Vanessa Houlder of the Financial Times comments,

“Temporary workers who faced losing up to a quarter of their take-home pay in extra tax following reforms introduced in April have been flocking to non-compliant “umbrella companies” that promised to find ways around the new rules.”

It’s therefore increasingly important to be vigilant when choosing a provider, with some less reputable firms out to exploit the individual. Those offering a higher than normal take-home pay (around 80% or more) should be viewed with caution, as they could end up putting you in hot water with HMRC, costing you more in the long run. As we’ve discussed previously, there shouldn’t be a difference in your take-home pay between umbrella providers, as they all need to make the same necessary deductions of Income Tax, Employer’s NI and Employee’s NI.

Which schemes do I need to be aware of?

Among the non-FCSA approved models are: offshore tax avoidance schemes, the Elective Deduction Model (EDM), and the payday by payday model. As explained by the FCSA, the Elective Deduction Model can actually result in the worker receiving less than the minimum wage.
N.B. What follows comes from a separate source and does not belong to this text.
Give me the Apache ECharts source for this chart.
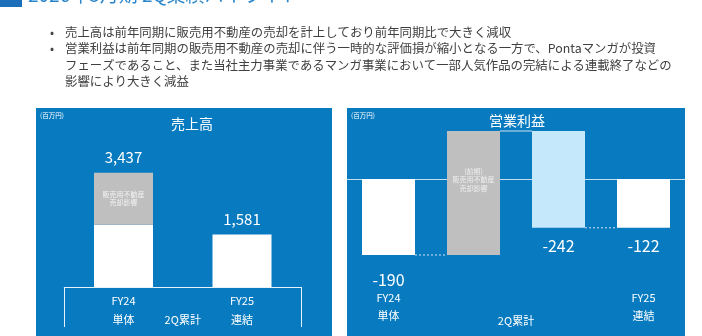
<!DOCTYPE html>
<html>
<head>
<meta charset="utf-8">
<script src="https://cdn.jsdelivr.net/npm/echarts@6/dist/echarts.min.js"></script>
<style>
html, body { margin: 0; padding: 0; background: #fff; }
#main { width: 702px; height: 336px; }
</style>
</head>
<body>
<div id="main"></div>
<script>
var pageTitle = '2026年3月期 2Q業績ハイライト';
var bullets = [
  ['•', '売上高は前年同期に販売用不動産の売却を計上しており前年同期比で大きく減収'],
  ['•', '営業利益は前年同期の販売用不動産の売却に伴う一時的な評価損が縮小となる一方で、Pontaマンガが投資'],
  ['', 'フェーズであること、また当社主力事業であるマンガ事業において一部人気作品の完結による連載終了などの'],
  ['', '影響により大きく減益']
];

// 売上高
var salesCats = ['FY24', 'FY25'];
var salesSubs = ['単体', '連結'];
var salesBase = [1870, 1581];
var salesImpact = [1567, null];
var salesTotal = [3437, 1581];

// 営業利益 (waterfall)
var profitCats = ['FY24', '前期影響', '減益要因', 'FY25'];
var profitSubs = ['単体', '', '', '連結'];
var profitHelper = [0, -190, 120, 0];
var profitDelta = [-190, 310, -242, -122];
var profitNote = '(前期)\n販売用不動産\n売却影響';
// connector levels between neighbouring bars: [from bar index, level]
var profitSteps = [[0, -190], [1, 120], [2, -122]];

var FONT = 'Noto Sans CJK JP';
var BLUE = '#087bc0';
var profitColors = ['#ffffff', '#bfbfbf', '#c6e8fb', '#ffffff'];
var PROFIT_BAR = 53;

var chart = echarts.init(document.getElementById('main'));

var graphics = [
  { type: 'rect', shape: { x: 36, y: 108, width: 296, height: 240 }, style: { fill: BLUE }, z: -10 },
  { type: 'rect', shape: { x: 347, y: 108, width: 338, height: 240 }, style: { fill: BLUE }, z: -10 },
  { type: 'rect', shape: { x: 0, y: 0, width: 22, height: 7 }, style: { fill: '#1c6fb8' } },
  { type: 'text', x: 28, y: -5, style: { text: pageTitle, fill: '#2a86cc', font: '19px "' + FONT + '"', textVerticalAlign: 'middle' } },
  { type: 'text', x: 40, y: 116, style: { text: '(百万円)', fill: '#fff', font: '6.5px "' + FONT + '"', textVerticalAlign: 'middle' } },
  { type: 'text', x: 351, y: 116, style: { text: '(百万円)', fill: '#fff', font: '6.5px "' + FONT + '"', textVerticalAlign: 'middle' } },
  { type: 'text', x: 192, y: 124, style: { text: '売上高', fill: '#fff', font: '14px "' + FONT + '"', textAlign: 'center', textVerticalAlign: 'middle' } },
  { type: 'text', x: 517, y: 121, style: { text: '営業利益', fill: '#fff', font: '14px "' + FONT + '"', textAlign: 'center', textVerticalAlign: 'middle' } },
  { type: 'line', shape: { x1: 64.5, y1: 287, x2: 64.5, y2: 327 }, style: { stroke: '#e8f2fa', lineWidth: 1 } },
  { type: 'line', shape: { x1: 301.5, y1: 287, x2: 301.5, y2: 327 }, style: { stroke: '#e8f2fa', lineWidth: 1 } }
];
bullets.forEach(function (b, i) {
  var y = 32 + i * 16.4;
  if (b[0]) {
    graphics.push({ type: 'text', x: 50, y: y, style: { text: b[0], fill: '#444', font: '12px "' + FONT + '"', textVerticalAlign: 'middle' } });
  }
  graphics.push({ type: 'text', x: 65, y: y, style: { text: b[1], fill: '#404040', font: '12.4px "' + FONT + '"', textVerticalAlign: 'middle' } });
});

var option = {
  backgroundColor: '#ffffff',
  textStyle: { fontFamily: FONT },
  animation: false,
  graphic: graphics,
  grid: [
    { left: 64.25, top: 154, width: 237, height: 133 },
    { left: 346, top: 99, width: 340, height: 188 }
  ],
  xAxis: [
    {
      type: 'category', gridIndex: 0, data: salesCats,
      axisLine: { lineStyle: { color: '#e8f2fa', width: 1 } },
      axisTick: { show: false },
      axisLabel: {
        color: '#fff', fontSize: 11, lineHeight: 19, margin: 4,
        formatter: function (v, i) { return v + '\n' + salesSubs[i]; }
      },
      name: '2Q累計', nameLocation: 'middle', nameGap: 27, nameMoveOverlap: false,
      nameTextStyle: { color: '#fff', fontSize: 11 }
    },
    {
      type: 'category', gridIndex: 1, data: profitCats,
      axisLine: { onZero: true, lineStyle: { color: 'rgba(255,255,255,0.75)', width: 1 } },
      axisTick: { show: false },
      axisLabel: { show: false }
    },
    {
      type: 'category', gridIndex: 1, data: profitCats, position: 'bottom',
      axisLine: { show: false, onZero: false },
      axisTick: { show: false },
      axisLabel: {
        color: '#fff', fontSize: 11, lineHeight: 18, margin: 2, interval: 0,
        formatter: function (v, i) { return profitSubs[i] ? v + '\n' + profitSubs[i] : ''; }
      },
      name: '2Q累計', nameLocation: 'middle', nameGap: 28, nameMoveOverlap: false,
      nameTextStyle: { color: '#fff', fontSize: 11 }
    }
  ],
  yAxis: [
    { type: 'value', gridIndex: 0, min: 0, max: 4000, show: false },
    { type: 'value', gridIndex: 1, min: -270, max: 200, show: false }
  ],
  series: [
    {
      name: '売上高', type: 'bar', xAxisIndex: 0, yAxisIndex: 0, stack: 's',
      data: salesBase, barWidth: 59, itemStyle: { color: '#ffffff' }
    },
    {
      name: '販売用不動産売却影響', type: 'bar', xAxisIndex: 0, yAxisIndex: 0, stack: 's',
      data: salesImpact, barWidth: 59, itemStyle: { color: '#bfbfbf' },
      label: {
        show: true, position: 'inside', formatter: '販売用不動産\n売却影響',
        color: '#f2f2f2', fontSize: 7, lineHeight: 8
      }
    },
    {
      name: '合計', type: 'bar', xAxisIndex: 0, yAxisIndex: 0,
      data: salesTotal, barWidth: 59, barGap: '-100%', z: 1,
      itemStyle: { color: 'rgba(0,0,0,0)' },
      label: {
        show: true, position: 'top', distance: 8, color: '#fff', fontSize: 15,
        formatter: function (p) { return p.value.toLocaleString('en-US'); }
      }
    },
    {
      name: 'helper', type: 'bar', xAxisIndex: 1, yAxisIndex: 1, stack: 'w', stackStrategy: 'all',
      data: profitHelper, barWidth: PROFIT_BAR, z: 1, silent: true,
      itemStyle: { color: 'rgba(0,0,0,0)' }
    },
    {
      name: '営業利益', type: 'bar', xAxisIndex: 1, yAxisIndex: 1, stack: 'w', stackStrategy: 'all',
      barWidth: PROFIT_BAR, z: 3,
      data: profitDelta.map(function (v, i) {
        var item = { value: v, itemStyle: { color: profitColors[i] } };
        if (i === 1) {
          item.label = {
            show: true, position: 'insideTop', distance: 36, formatter: profitNote,
            color: '#eeeeee', fontSize: 7, lineHeight: 8.5
          };
        } else {
          item.label = {
            show: true, position: 'bottom', distance: i === 0 ? 17 : 10, color: '#fff', fontSize: 16,
            formatter: String(v)
          };
        }
        return item;
      })
    },
    {
      name: 'connector', type: 'custom', xAxisIndex: 1, yAxisIndex: 1, z: 2, silent: true,
      data: profitSteps,
      renderItem: function (params, api) {
        var i = api.value(0), lv = api.value(1);
        var a = api.coord([i, lv]);
        var b = api.coord([i + 1, lv]);
        var half = PROFIT_BAR / 2;
        return {
          type: 'line',
          shape: { x1: a[0] + half, y1: a[1], x2: b[0] - half, y2: b[1] },
          style: {
            stroke: 'rgba(255,255,255,0.8)', lineWidth: 1,
            lineDash: params.dataIndex === 1 ? null : [2, 2]
          }
        };
      }
    }
  ]
};

chart.setOption(option);

window.addEventListener('resize', function () {
  chart.resize();
});
</script>
</body>
</html>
Also under the HMRC’s Spotlight is the use of disguised remuneration loans. These schemes normally result in a loan from a third party on such terms that mean it’s unlikely to ever be repaid. They are set to be tackled by means of a ‘loan charge’ on any outstanding loans on 5th April 2019.
Some providers have already started to suggest schemes to get around this new loan charge, but HMRC have warned that these schemes do not work,

“The only way you can avoid the new loan charge is by making a repayment of the loan balance or settling the tax liability with HM Revenue and Customs (HMRC) in advance. Any repayments connected to a new tax avoidance arrangement will be ignored and the loan charge will still apply.” HMRC, Spotlight 36

So, what are my options?

There are still plenty of compliant accountancy and umbrella solutions around. When looking for a compliant provider, a good place to start would be to look for those who are approved or audited by a recognised trade association or professional body. For example, Danbro is fully accredited and approved by Professional Passport, an independent organisation who give unbiased support to the flexible workforce. The FCSA also hold a list of their associate members, who are approved as working ethically and within the law.